Currently Lenovo spends around $500m a year with Flextronics, which Mr McNamara said varied year by year, and he doubted whether the two acquisitions would have material impact on supply chain solution pricing.

“The pricing is already very aggressive and competitively bid, and it’s at market rate, and there won’t be any significant change there.”

At the same time, Flextronics chief financial officer Christopher Collier said that Google was fast becoming a top 10 customer in its own right.

His company reported an adjusted operating profit of $187m for the quarter, up year-on-year by 21%, while revenue increased to just under $7.2bn, a rise of around $1bn on the same period the year before.
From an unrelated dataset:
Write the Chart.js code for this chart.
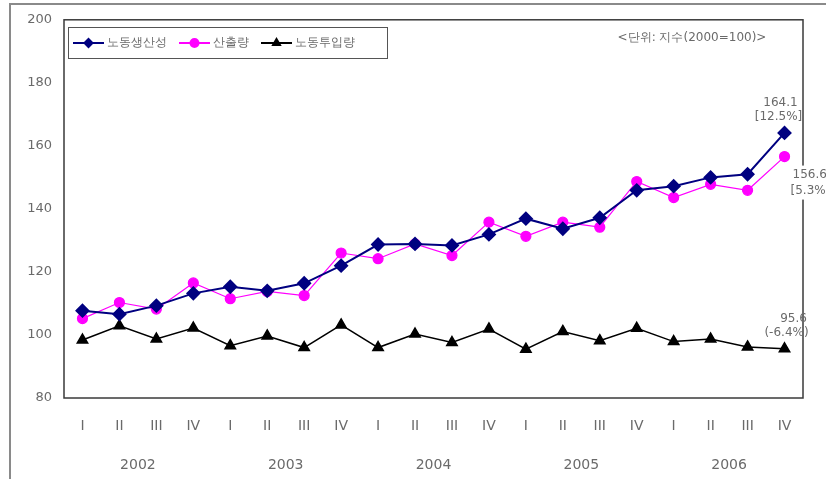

Flextronics also announced that it was to begin a large-scale redundancy programme aimed at reducing its sales, general and administrative expenses, which had leaped following the “ramp-up” of several projects.

Mr Collier said those who would lose their jobs would be in corporate and administrative positions, rather than operational, and would initially cost the company $30-35m “in severance and benefits-related costs”.

However, Mr Collier added the move would also save it $60m a year in costs.